Defence Secretary Michael Fallon has said Saudi Arabia is simply “defending itself” by bombing Yemen in a campaign of air strikes that has been widely condemned by international observers.
Speaking on the BBC Radio 4 Today programme, Sir Michael said the Middle Eastern kingdom was “fully entitled” to defend itself from Houthi rebels who, he said, had spilled over the border.
He refused to criticise the country, saying it was an “enormously important trading partner” to the UK. Jeremy Corbyn, the Labour leader, is understood to be in favour of banning arms sales to repressive regimes.
Asked whether the Conservatives would consider stopping arms exports to the country, he said: ”Saudi Arabia is being attacked by Houthi rebels across its Southern border with Yemen. It's had its towns and villages shelled by the Houthis.

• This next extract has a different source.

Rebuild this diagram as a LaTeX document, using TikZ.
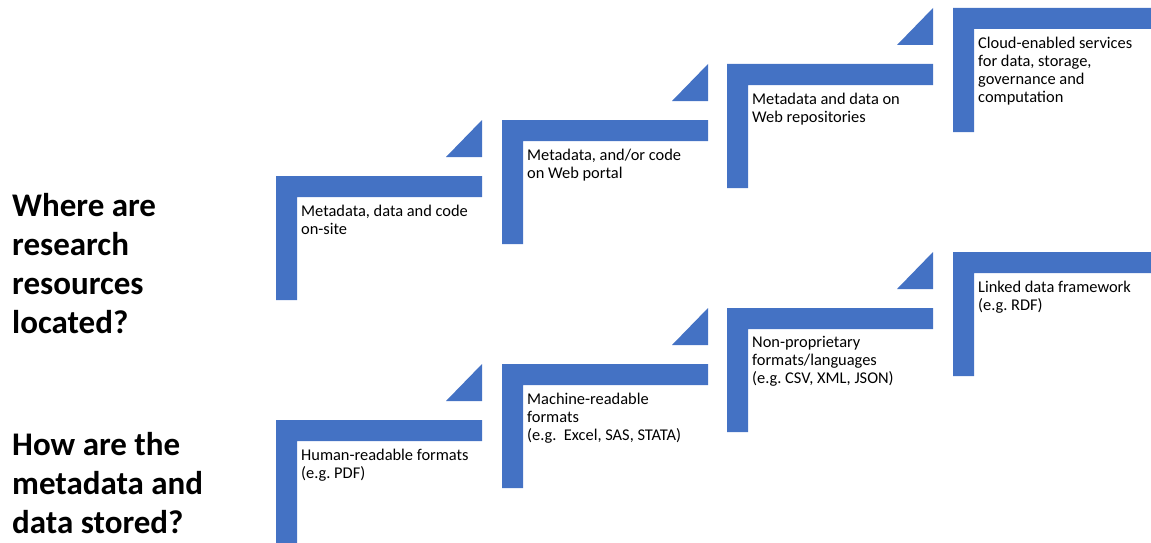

“Saudi Arabia is fully entitled to defend itself and it's fully entitled to call on its friends in so doing."
When quizzed about the fact the Foreign Secretary Boris Johnson himself said the country was “puppeteering and playing Proxy wars”, Sir Michael argued that Britain "gains" from the relationship with Saudi Arabia.
"Saudi Arabia is a key partner of ours — an enormously important trading partner, a commercial partner, but also a defence partner," he said.

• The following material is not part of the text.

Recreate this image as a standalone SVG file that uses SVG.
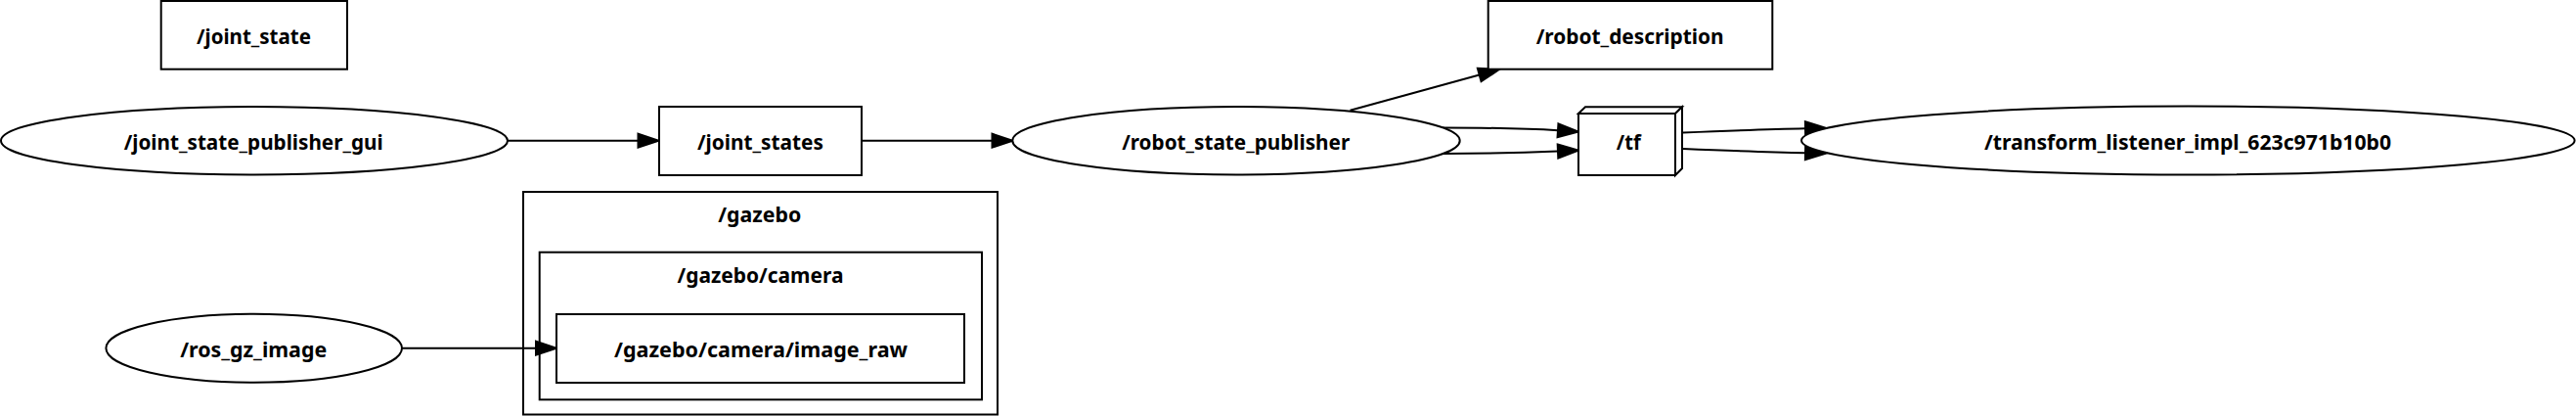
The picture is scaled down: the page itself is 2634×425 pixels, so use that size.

"We share intelligence with Saudi Arabia about terrorism. We gain from that relationship. Every arms export application is very carefully looked at and judged by our criteria — some of the toughest in the world. But Saudi Arabia, equally, is entitled to defend itself."
Last month, Sir Michael told The Independent an arms company that sold missiles to the Gaddafi regime in Libya was a “role model” for the sort of business Britain will be seeking after Brexit.
In December, Sir Michael confirmed that British-made cluster bombs, manufactured before the UN's Convention on Cluster Munitions was adopted in 2008, have been used by Saudi Arabian forces in the current Yemen conflict.
Most developed countries, including the UK but with the key exception of the US, have banned cluster bombs on the basis that they present a disproportionate threat to civilians. According to Human Rights Watch, cluster bombs “pose a threat post-conflict by leaving remnants, including submunitions that fail to explode upon impact becoming de facto landmines”.
The Government is currently defending a High Court challenge by campaigners who say that it is breaking its own arms exporting licence criteria by continuing to sign off the sale of arms to Saudi Arabia.
Britain is the second biggest arms exporter in the world, according to UK Trade and Investment. The Independent revealed last year that Britain has sold weapons to 22 of the 30 countries on its own human rights watchlist since 2010.